McDonough told Senate lawmakers that a three-month internal review of the electronic health records system found so many structural problems that he cannot continue to deploy it at other hospitals until VA leaders are confident of success. He could not say when the rollout will resume.
“It’s a lot of money you’ve entrusted to us,” McDonough, confirmed in February as President Biden’s pick to lead the agency, told the Senate Veterans' Affairs Committee at a hearing. He called the digital health project a “potential game changer for medicine” that could improve veterans’ health care. But he cited serious “governance and management challenges” that have dogged it from the outset, saying, “That’s on us.”
“We are taking swift and decisive action to incorporate the management rigor and enterprise jointness required for this program to deliver on its intended purpose: seamless excellence in VA care for veterans,” McDonough said. “VA’s first implementation of the [project] did not live up to that promise, either for our veterans or for our providers.”
He said he has ordered an overhaul that will include better training for clinical staff; more reliable testing and oversight of Kansas City-based Cerner, the health technology giant building the system; and a leadership shake-up, the details of which he did not publicly release.

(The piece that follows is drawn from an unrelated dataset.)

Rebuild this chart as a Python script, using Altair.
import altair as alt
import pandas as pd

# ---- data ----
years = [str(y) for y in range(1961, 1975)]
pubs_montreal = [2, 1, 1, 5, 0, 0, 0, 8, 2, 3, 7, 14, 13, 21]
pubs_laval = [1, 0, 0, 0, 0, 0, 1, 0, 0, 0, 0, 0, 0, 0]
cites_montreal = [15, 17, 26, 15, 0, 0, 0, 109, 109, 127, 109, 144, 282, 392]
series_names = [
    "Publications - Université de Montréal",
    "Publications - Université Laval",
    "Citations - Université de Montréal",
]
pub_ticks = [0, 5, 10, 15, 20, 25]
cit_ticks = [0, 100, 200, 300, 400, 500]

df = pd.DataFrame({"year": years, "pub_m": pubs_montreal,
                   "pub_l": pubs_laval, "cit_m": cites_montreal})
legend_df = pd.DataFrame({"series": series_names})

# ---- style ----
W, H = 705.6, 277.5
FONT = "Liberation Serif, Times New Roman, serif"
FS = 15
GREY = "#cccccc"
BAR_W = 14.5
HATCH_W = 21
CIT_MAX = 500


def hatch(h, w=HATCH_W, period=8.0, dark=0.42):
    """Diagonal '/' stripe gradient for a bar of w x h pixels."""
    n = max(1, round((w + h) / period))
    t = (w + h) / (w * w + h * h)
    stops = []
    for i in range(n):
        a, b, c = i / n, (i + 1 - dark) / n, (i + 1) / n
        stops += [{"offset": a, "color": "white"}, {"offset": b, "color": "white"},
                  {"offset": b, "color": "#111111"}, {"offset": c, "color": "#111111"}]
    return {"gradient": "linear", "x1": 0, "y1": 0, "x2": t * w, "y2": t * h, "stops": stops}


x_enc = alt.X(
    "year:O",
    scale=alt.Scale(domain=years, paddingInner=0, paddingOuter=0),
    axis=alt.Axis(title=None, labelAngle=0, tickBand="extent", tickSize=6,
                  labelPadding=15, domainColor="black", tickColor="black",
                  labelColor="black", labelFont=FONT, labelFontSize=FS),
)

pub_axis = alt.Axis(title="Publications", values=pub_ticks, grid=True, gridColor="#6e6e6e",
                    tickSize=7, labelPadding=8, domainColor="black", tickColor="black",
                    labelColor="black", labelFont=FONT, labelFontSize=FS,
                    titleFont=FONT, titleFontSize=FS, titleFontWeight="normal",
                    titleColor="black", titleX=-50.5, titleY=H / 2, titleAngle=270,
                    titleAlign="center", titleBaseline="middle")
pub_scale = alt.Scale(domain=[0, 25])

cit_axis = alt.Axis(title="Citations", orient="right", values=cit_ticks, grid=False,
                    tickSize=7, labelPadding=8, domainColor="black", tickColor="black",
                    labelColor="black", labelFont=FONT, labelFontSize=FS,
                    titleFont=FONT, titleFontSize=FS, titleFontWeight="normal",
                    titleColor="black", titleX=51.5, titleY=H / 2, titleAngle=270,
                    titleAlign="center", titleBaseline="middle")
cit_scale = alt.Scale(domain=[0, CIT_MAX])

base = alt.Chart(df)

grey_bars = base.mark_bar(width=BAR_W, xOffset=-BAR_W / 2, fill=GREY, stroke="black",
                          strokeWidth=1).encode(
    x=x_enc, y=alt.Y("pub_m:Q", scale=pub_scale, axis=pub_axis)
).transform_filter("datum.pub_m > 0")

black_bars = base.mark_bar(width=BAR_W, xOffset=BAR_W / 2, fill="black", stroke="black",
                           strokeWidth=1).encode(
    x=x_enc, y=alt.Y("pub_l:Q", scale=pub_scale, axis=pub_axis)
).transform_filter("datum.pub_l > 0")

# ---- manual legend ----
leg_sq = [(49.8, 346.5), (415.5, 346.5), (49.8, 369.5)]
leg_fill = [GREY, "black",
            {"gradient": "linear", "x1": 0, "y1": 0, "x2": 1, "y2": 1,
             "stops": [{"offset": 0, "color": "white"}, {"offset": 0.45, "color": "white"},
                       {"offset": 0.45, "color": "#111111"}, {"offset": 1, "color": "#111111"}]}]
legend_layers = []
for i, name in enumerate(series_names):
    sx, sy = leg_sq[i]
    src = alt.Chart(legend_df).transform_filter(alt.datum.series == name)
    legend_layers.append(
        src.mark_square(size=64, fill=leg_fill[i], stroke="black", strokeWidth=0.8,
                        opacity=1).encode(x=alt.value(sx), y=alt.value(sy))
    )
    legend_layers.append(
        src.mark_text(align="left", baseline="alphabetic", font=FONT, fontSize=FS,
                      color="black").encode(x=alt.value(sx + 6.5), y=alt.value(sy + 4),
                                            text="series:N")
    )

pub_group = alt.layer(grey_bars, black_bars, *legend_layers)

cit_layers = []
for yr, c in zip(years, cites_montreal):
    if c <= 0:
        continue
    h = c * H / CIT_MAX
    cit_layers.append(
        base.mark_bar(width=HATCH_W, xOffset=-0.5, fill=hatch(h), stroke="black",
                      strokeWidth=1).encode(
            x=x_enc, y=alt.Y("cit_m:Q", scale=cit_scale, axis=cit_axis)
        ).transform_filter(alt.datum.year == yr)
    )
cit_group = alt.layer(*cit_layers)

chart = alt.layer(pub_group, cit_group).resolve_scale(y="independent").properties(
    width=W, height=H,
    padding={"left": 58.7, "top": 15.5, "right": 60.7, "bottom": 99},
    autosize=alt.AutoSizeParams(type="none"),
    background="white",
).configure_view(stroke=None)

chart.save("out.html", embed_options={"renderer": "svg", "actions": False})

The records project was met with excitement in Congress and the veterans community when Jared Kushner, Trump’s son-in-law and a senior adviser, put it at the top of the list of innovations to federal government technology that the administration could tackle. The president had won in 2016 with veterans’ support, and the agency had relied for years on an antiquated system that badly needed an upgrade. But the agency had a weak record when it came to technology projects.
Trump touted his administration’s effort to merge the medical records of active-duty service members and their files when they leave military service as a long-overdue revolution in veterans’ health care. VA promised that veterans would receive better medical care when physicians could call up patients’ medical histories on their computer with a few strokes of their keyboard instead of relying on faxes to transfer the records from the Defense Department. The entire agency was scheduled to go online by 2028.
But the project confronted turbulence from the start, starting with controversy over a sole-source contract with Cerner, the influence of three Trump confidants who are members of his Florida golf club on Trump’s VA secretaries, and the question of whether, after several failures over 20 years, such a massive project could be successful.
The project has suffered largely from internal missteps, VA’s review and oversight by other watchdogs found. A lack of consultation among project and clinical leaders led to power struggles. Cost estimates ballooned to $16 billion from $10 billion — and are now at an additional $5 billion because VA leaders during the Trump administration did not budget for technology and hospital upgrades to allow the new platform to work.
In recent months, Congress has stepped up bipartisan scrutiny after the rollout at the VA Medical Center in Spokane, Wash., weeks before the November election quickly ran into trouble. Training of the medical staff was inadequate and the contractor’s on-site staff was ill-equipped to troubleshoot problems, the VA review found. Staff productivity plummeted as workers struggled to find patient records, prescribe proper medications and update medical visits in the system.
The Spokane staff filed hundreds of reports of patient safety issues caused by the new system, Sen. Patty Murray (D-Wash.) said at Wednesday’s hearing.
“Patients are not getting accurate meds,” Murray said. “Meds are sent to the wrong address. What used to take a few clicks is now a lot more complicated. Providers are burning out.”
McDonough said he has installed a patient safety team at the Spokane hospital to address the problems because of the potential for harm created by errors with the system.
He said he is not considering abandoning the project or switching contractors.
“I think the technology is basically sound,” McDonough said. “So much of these questions in terms of execution end up being governance and management challenges, and that’s on us.”
But some senators remained skeptical. “I’ve had the impression for some time that there are folks who are milking the cow,” said the committee’s chairman, Sen. Jon Tester (D-Mont.). “There’s been damn little accountability.”
“I hope Cerner’s watching this,” the senator added. “If they’re not open to making a user-friendly health medical record, they ought to admit it so we can get the money back and start all over.”
He told McDonough that the failures were “not all your fault . . . I don’t know if any of it is your fault.”
VA Inspector General Michael Missal’s office has flagged concerns in five reports on the project since April 2020, with more underway. Auditors disclosed last week that the agency’s cost estimates to Congress were unreliable and lacked documentation. A separate report found gaps in staff training in Spokane and apparent attempts by some agency officials to disguise the problems by withholding training evaluation data from auditors and altering other data before submitting it to them.
Senators were galled by the staff missteps in both areas.
“I would hope you would deal very sternly with that type of activity,” Sen. Thom Tillis (R-N.C.) said, echoing calls from others in his party for McDonough to discipline or fire those held responsible. The secretary said he still has not figured out “what went wrong” and who is to blame but added that he plans to find out and hold the employees involved responsible.
VA was scheduled to roll out the new system in Columbus, Ohio, this summer, followed by a hospital in northern Michigan, but those plans are now on hold, McDonough said. He is abandoning a scheduled deployment and instead will evaluate each hospital’s readiness to proceed. He did not say when that would occur.